It used to be that a cancer diagnosis meant a shortened life with most kinds not being “curable.” Now, survival rates for most types of cancers have been extended with better diagnosis and treatment. In fact, in the United Kingdom now, half of those people diagnosed with cancer survive for well over 10 years.
A research study in England and Wales shows that 50 percent of those diagnosed with cancer will survive for a decade or far longer. That number was only 24 percent in 1971. In fact, a little over 40 years ago, 50 percent died within one year.
The study, from Cancer Research UK, looked at seven million British cancer patients diagnosed between 1971 and 2011. The researchers concluded that, with today’s treatments, half will survive at least 10 years as which point their prognosis is the same as those who were not diagnosed with cancer. Experts hail the findings as a “tipping point.” They expressed the hope that the dramatic improvements in diagnosis and treatment will mean that cancer will soon be viewed as a chronic condition rather than the end.

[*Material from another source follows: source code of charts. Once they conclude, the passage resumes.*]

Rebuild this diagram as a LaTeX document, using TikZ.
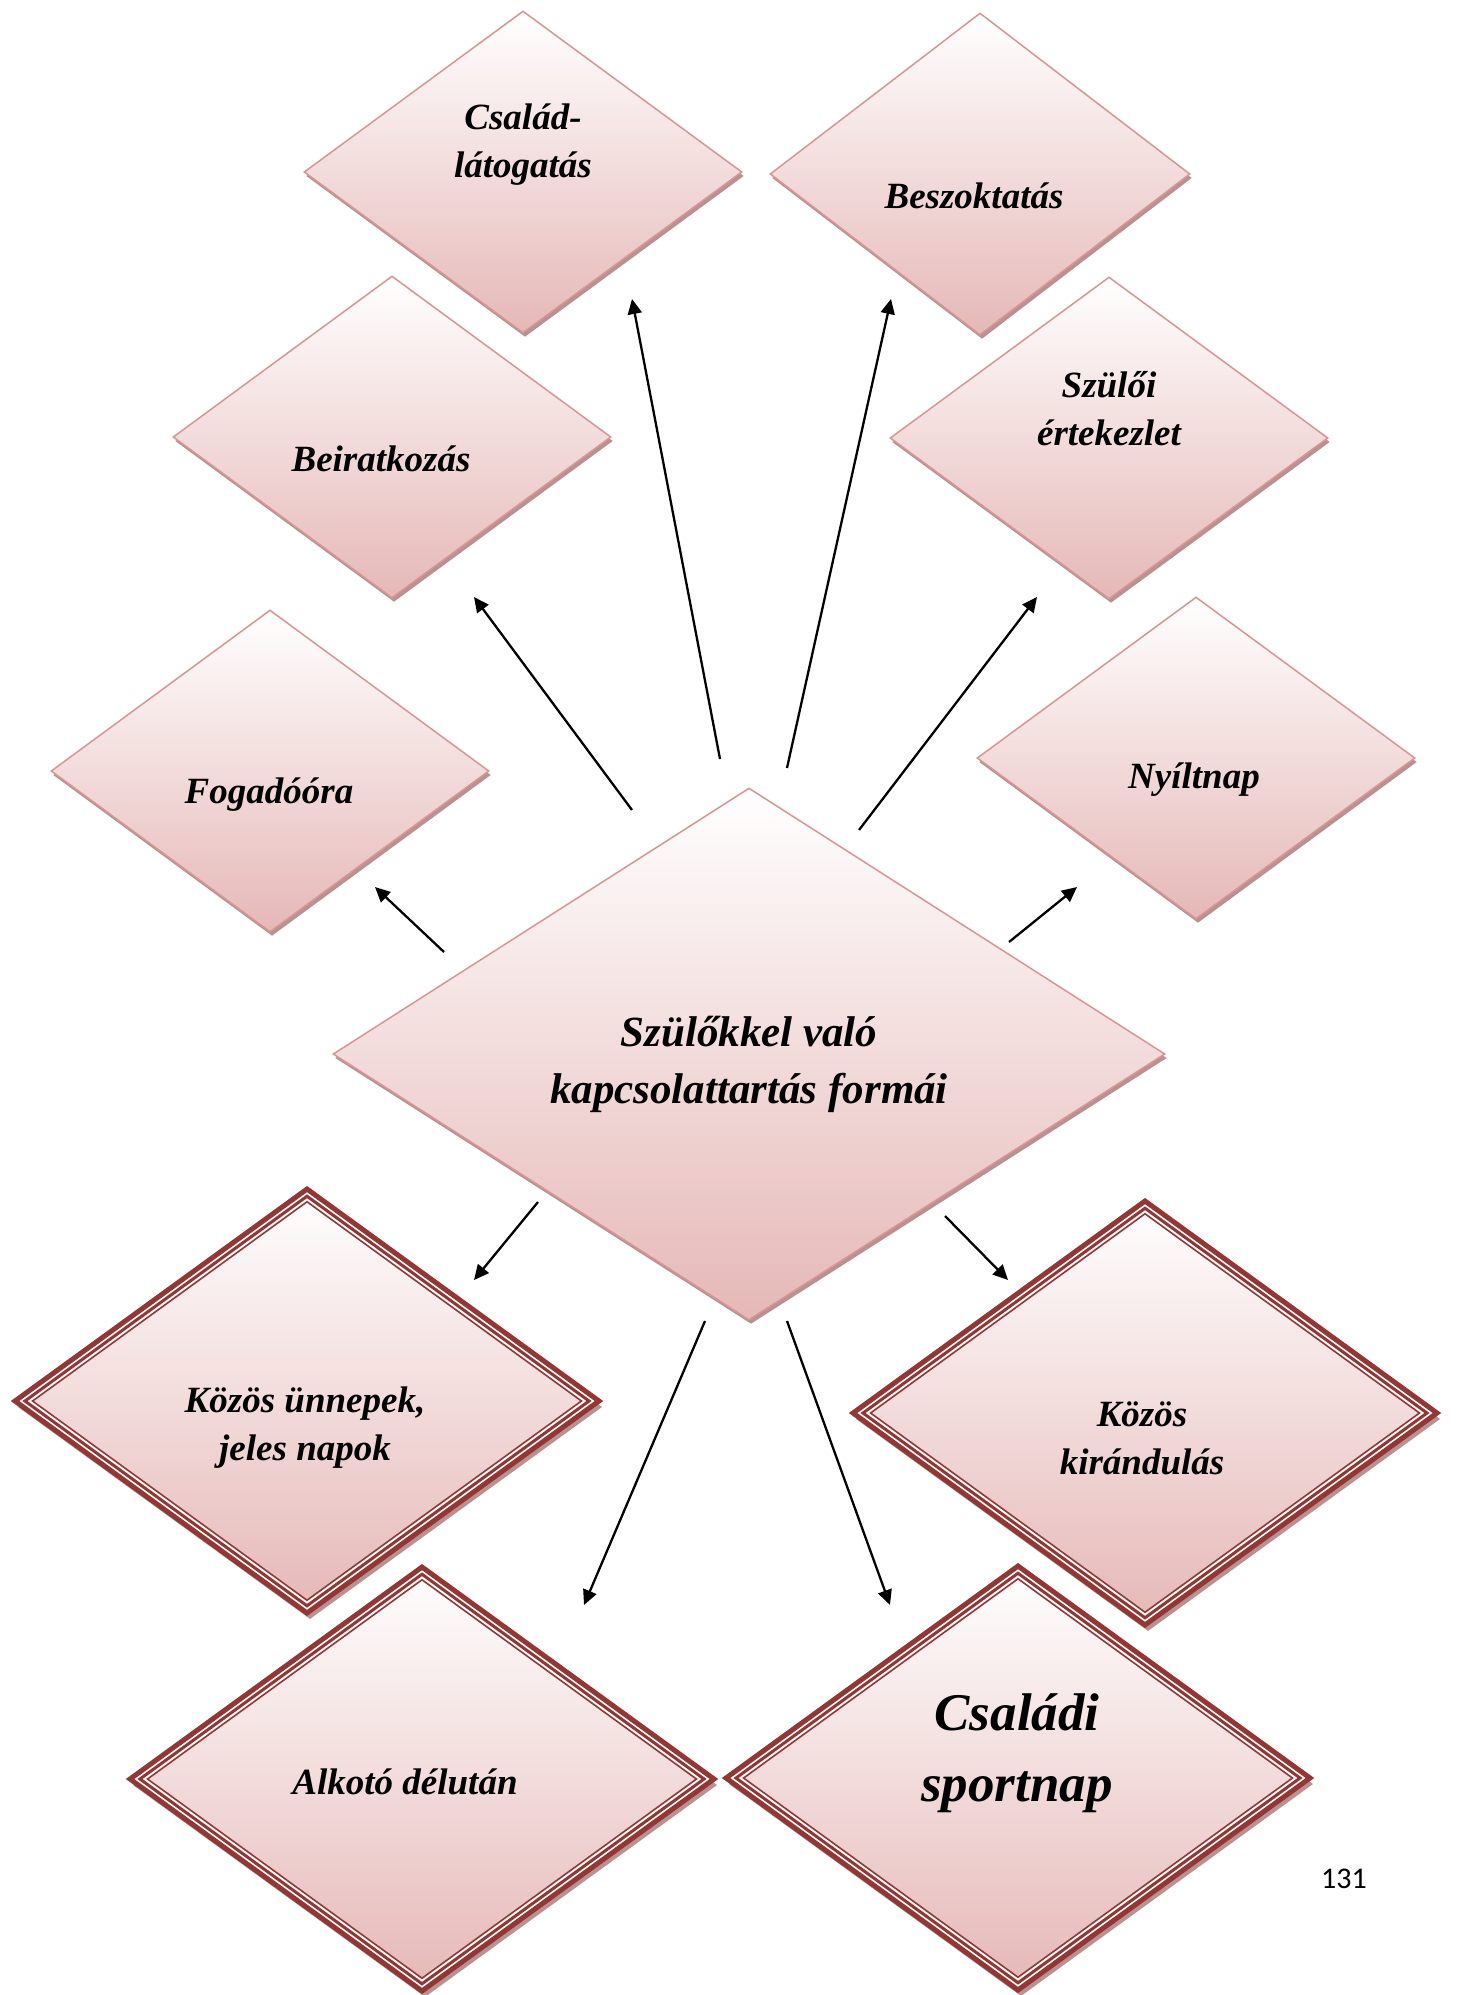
\documentclass[tikz,border=0pt]{standalone}
\usepackage{fontspec}
\setmainfont{Liberation Serif}
\newfontfamily\oldalfont{Carlito}
\usetikzlibrary{arrows.meta, positioning, shapes.geometric, shadows, calc}
\definecolor{halvany}{RGB}{217,149,148}
\definecolor{rozsa}{RGB}{229,184,183}
\definecolor{bordo}{RGB}{148,54,52}
\definecolor{arnyek}{RGB}{185,145,145}
\tikzset{%
	alap/.style={diamond, inner sep=0pt, top color=white, bottom color=rozsa},
	forma/.style={alap, draw=halvany, line width=0.75pt,
		minimum width=219pt, minimum height=161pt,
		drop shadow={shadow xshift=1pt, shadow yshift=-2pt, fill=arnyek, opacity=1}},
	keret/.style={alap, draw=bordo, line width=2.5pt,
		minimum width=293pt, minimum height=213pt,
		drop shadow={shadow xshift=1.5pt, shadow yshift=-3pt, fill=arnyek, opacity=1},
		path picture={
			\foreach \arany/\vast/\szin in {0.035/4pt/white, 0.034/1.5pt/bordo, 0.06/0.8pt/bordo}
				\draw[draw=\szin, line width=\vast]
					($(path picture bounding box.north)!\arany!(path picture bounding box.center)$) --
					($(path picture bounding box.east)!\arany!(path picture bounding box.center)$) --
					($(path picture bounding box.south)!\arany!(path picture bounding box.center)$) --
					($(path picture bounding box.west)!\arany!(path picture bounding box.center)$) -- cycle;
		}},
	felirat/.style={align=center, inner sep=0pt,
		font=\fontsize{18.5}{24}\selectfont\bfseries\itshape},
	nagyfelirat/.style={felirat, font=\fontsize{21.5}{28.5}\selectfont\bfseries\itshape},
	sportfelirat/.style={felirat, font=\fontsize{26.5}{35.5}\selectfont\bfseries\itshape},
	nyil/.style={-{Triangle[length=7.5pt, width=7pt]}, line width=1.15pt}
}
\begin{document}
\begin{tikzpicture}[x=0.5pt, y=-0.5pt]
	\useasboundingbox (0,0) rectangle (1456,1995);

	% felso rombuszok
	\node[forma]                      (csal)  at (523,172)  {};
	\node[forma, minimum width=210pt] (besz)  at (980,174)  {};
	\node[forma]                      (beir)  at (392,437)  {};
	\node[forma]                      (szul)  at (1109,438) {};
	\node[forma]                      (fog)   at (270,771)  {};
	\node[forma]                      (nyilt) at (1196,758) {};
	\node[forma, minimum width=416pt, minimum height=266pt] (kozp) at (749,1054) {};

	% also rombuszok
	\node[keret] (unnep)  at (307,1401)  {};
	\node[keret] (kirand) at (1145,1413) {};
	\node[keret] (alkot)  at (422,1779)  {};
	\node[keret] (sport)  at (1018,1778) {};

	% feliratok
	\node[felirat] (csal-t)  at ($(csal)+(0,-27)$)  {Család-\\látogatás};
	\node[felirat] (besz-t)  at ($(besz)+(-6,22)$)  {Beszoktatás};
	\node[felirat] (beir-t)  at ($(beir)+(-11,22)$) {Beiratkozás};
	\node[felirat] (szul-t)  at ($(szul)+(0,-29)$)  {Szülői\\értekezlet};
	\node[felirat] (fog-t)   at ($(fog)+(-1,24)$)   {Fogadóóra};
	\node[felirat] (nyilt-t) at ($(nyilt)+(-2,22)$) {Nyíltnap};
	\node[nagyfelirat] (kozp-t) at ($(kozp)+(0,10)$) {Szülőkkel való\\kapcsolattartás formái};
	\node[felirat] (unnep-t)  at ($(unnep)+(-2,27)$)  {Közös ünnepek,\\jeles napok};
	\node[felirat] (kirand-t) at ($(kirand)+(-3,25)$) {Közös\\kirándulás};
	\node[felirat] (alkot-t)  at ($(alkot)+(-17,3)$)  {Alkotó délután};
	\node[sportfelirat] (sport-t) at ($(sport)+(-1,-25)$) {Családi\\sportnap};

	% nyilak vegpontjai
	\coordinate (k1) at (444,952);  \coordinate (v1) at (375,887);
	\coordinate (k2) at (632,810);  \coordinate (v2) at (474,597);
	\coordinate (k3) at (720,759);  \coordinate (v3) at (632,299);
	\coordinate (k4) at (787,768);  \coordinate (v4) at (891,299);
	\coordinate (k5) at (859,830);  \coordinate (v5) at (1037,597);
	\coordinate (k6) at (1009,942); \coordinate (v6) at (1077,887);
	\coordinate (k7) at (538,1202); \coordinate (v7) at (474,1280);
	\coordinate (k8) at (945,1216); \coordinate (v8) at (1008,1280);
	\coordinate (k9) at (705,1321); \coordinate (v9) at (584,1605);
	\coordinate (k10) at (787,1321); \coordinate (v10) at (890,1605);

	\draw[nyil] (k1) -- (v1);
	\draw[nyil] (k2) -- (v2);
	\draw[nyil] (k3) -- (v3);
	\draw[nyil] (k4) -- (v4);
	\draw[nyil] (k5) -- (v5);
	\draw[nyil] (k6) -- (v6);
	\draw[nyil] (k7) -- (v7);
	\draw[nyil] (k8) -- (v8);
	\draw[nyil] (k9) -- (v9);
	\draw[nyil] (k10) -- (v10);

	\node[inner sep=0pt, font=\oldalfont\fontsize{15}{18}\selectfont] (oldal) at (1344,1879) {131};
\end{tikzpicture}
\end{document}
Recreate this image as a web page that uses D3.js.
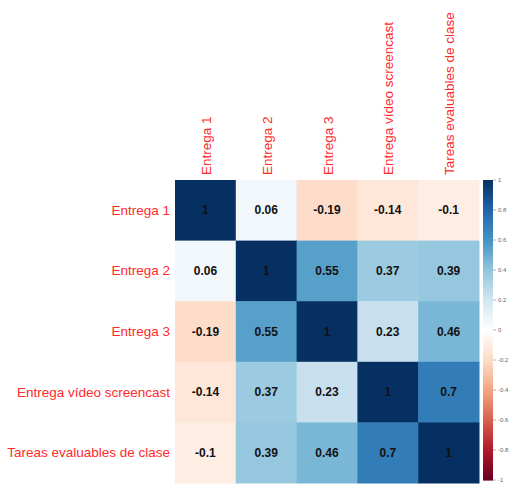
<!DOCTYPE html>
<html>
<head>
<meta charset="utf-8">
<script src="https://cdn.jsdelivr.net/npm/d3@7"></script>
<style>
  html, body { margin: 0; padding: 0; background: #fff; }
  svg { display: block; }
</style>
</head>
<body>
<svg id="chart" width="509" height="484"></svg>
<script>
// Variables in the correlation matrix
const variables = ["Entrega 1", "Entrega 2", "Entrega 3", "Entrega vídeo screencast", "Tareas evaluables de clase"];

// Pearson correlation coefficients, one row per variable
const rowEntrega1 = [1, 0.06, -0.19, -0.14, -0.1];
const rowEntrega2 = [0.06, 1, 0.55, 0.37, 0.39];
const rowEntrega3 = [-0.19, 0.55, 1, 0.23, 0.46];
const rowVideo    = [-0.14, 0.37, 0.23, 1, 0.7];
const rowTareas   = [-0.1, 0.39, 0.46, 0.7, 1];
const corrRows = [rowEntrega1, rowEntrega2, rowEntrega3, rowVideo, rowTareas];

// Colour legend tick labels
const legendTicks = [1, 0.8, 0.6, 0.4, 0.2, 0, -0.2, -0.4, -0.6, -0.8, -1];

// Diverging red-blue palette
const paletteStops = ["#67001F", "#B2182B", "#D6604D", "#F4A582", "#FDDBC7", "#FFFFFF",
                      "#D1E5F0", "#92C5DE", "#4393C3", "#2166AC", "#053061"];

const svg = d3.select("#chart");

const color = d3.scaleLinear()
  .domain(d3.range(paletteStops.length).map(i => -1 + 2 * i / (paletteStops.length - 1)))
  .range(paletteStops)
  .interpolate(d3.interpolateRgb);

const x = d3.scaleBand().domain(variables).range([175, 479]).padding(0);
const y = d3.scaleBand().domain(variables).range([180, 483]).padding(0);

const cells = [];
corrRows.forEach((row, i) => row.forEach((v, j) => cells.push({ r: variables[i], c: variables[j], v })));

const cellG = svg.append("g");
cellG.selectAll("rect")
  .data(cells)
  .join("rect")
  .attr("x", d => x(d.c))
  .attr("y", d => y(d.r))
  .attr("width", x.bandwidth() + 0.5)
  .attr("height", y.bandwidth() + 0.5)
  .attr("fill", d => color(d.v));

cellG.selectAll("text")
  .data(cells)
  .join("text")
  .attr("x", d => x(d.c) + x.bandwidth() / 2)
  .attr("y", d => y(d.r) + y.bandwidth() / 2)
  .attr("text-anchor", "middle")
  .attr("dominant-baseline", "central")
  .attr("font-family", "Liberation Sans, Arial, sans-serif")
  .attr("font-weight", "bold")
  .attr("font-size", 12)
  .attr("fill", "#111")
  .text(d => String(d.v));

// Row labels
svg.append("g").selectAll("text")
  .data(variables)
  .join("text")
  .attr("x", 170)
  .attr("y", d => y(d) + y.bandwidth() / 2)
  .attr("text-anchor", "end")
  .attr("dominant-baseline", "central")
  .attr("font-family", "Liberation Sans, Arial, sans-serif")
  .attr("font-size", 13.5)
  .attr("fill", "#ff2a2a")
  .text(d => d);

// Column labels, rotated
svg.append("g").selectAll("text")
  .data(variables)
  .join("text")
  .attr("transform", d => `translate(${x(d) + x.bandwidth() / 2 + 1},175) rotate(-90)`)
  .attr("text-anchor", "start")
  .attr("dominant-baseline", "central")
  .attr("font-family", "Liberation Sans, Arial, sans-serif")
  .attr("font-size", 13.5)
  .attr("fill", "#ff2a2a")
  .text(d => d);

// Colour legend
const ly = d3.scaleLinear().domain([1, -1]).range([180, 480]);
const legendX = 483, legendW = 10;
const steps = d3.range(200).map(i => 1 - 2 * i / 200);
const legend = svg.append("g");
legend.selectAll("rect")
  .data(steps)
  .join("rect")
  .attr("x", legendX)
  .attr("y", d => ly(d))
  .attr("width", legendW)
  .attr("height", (ly(-1) - ly(1)) / 200 + 0.6)
  .attr("fill", d => color(d - 1 / 200));

legend.selectAll("line")
  .data(legendTicks)
  .join("line")
  .attr("x1", legendX + legendW)
  .attr("x2", legendX + legendW + 3)
  .attr("y1", d => ly(d))
  .attr("y2", d => ly(d))
  .attr("stroke", "#888")
  .attr("stroke-width", 0.6);

legend.selectAll("text")
  .data(legendTicks)
  .join("text")
  .attr("x", legendX + legendW + 5)
  .attr("y", d => ly(d))
  .attr("dominant-baseline", "central")
  .attr("font-family", "Liberation Sans, Arial, sans-serif")
  .attr("font-size", 6)
  .attr("fill", "#666")
  .text(d => String(d));
</script>
</body>
</html>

Dr. Harpal Kumar, Cancer Research UK’s chief executive, noted that, not very long ago cancer was thought of as a death sentence, but nowadays half of all patients diagnosed with cancer will survive at least 10 years afterwards. He added that the 50 percent figure is a tipping point because the survival rates today should “change the way we should be thinking about cancer,” Kumar said.
Professor Michel Coleman from London’s School of Hygiene and Tropical Medicine, noted that, as a whole, patients who have survived more than a decade do not “have any different chances of surviving than the rest of the population – in that sense, it would represent a ’cure.’”
While the overall data presented was positive, the research and resulting “all-cancers survival index” was developed using data for 17 types of cancer. The results show significant improvements in survival rates in recent decades for some of the most common cancers, such as breast, prostate and testes. The 10-year survival rate for testicular cancer rose from 69 percent to 98 percent, and rates for malignant skin cancer jumped from 46 percent to 89 percent. The breast cancer survival rate is now 78 percent, nearly double what it was in 1971. Lastly, men living more than 20 years after a prostate cancer diagnosis jumped dramatically from 25 percent to 80 percent.
Not all the news was positive, however. There were six cancer types that do not have a 50 percent survival rate for a decade. Leukemia is close, having gone from a 7 percent survival rate in the 1970s to 46 percent now. The rates for those who live 10 years after being identified with cancers of the stomach, brain, and esophagus have improved, but not much, having gone from 4-6 percent up to 12-15 percent.
The cancers with the worst survival rates are lung and pancreas. They still offer little hope, with only 5 percent (up from 3 percent) of those with lung cancer surviving 10 years and those with pancreatic cancer showing no progress in the past few decades and only 1 percent surviving.
Acknowledging the fact that half of those diagnosed with cancer in the UK live more than 10 years, Kumar pointed that they hope that “20 years from now, we want to see three quarters of all patients surviving at least 10 years following a diagnosis of cancer.” He noted that it would be a big step forward, but his organization believes it is achievable.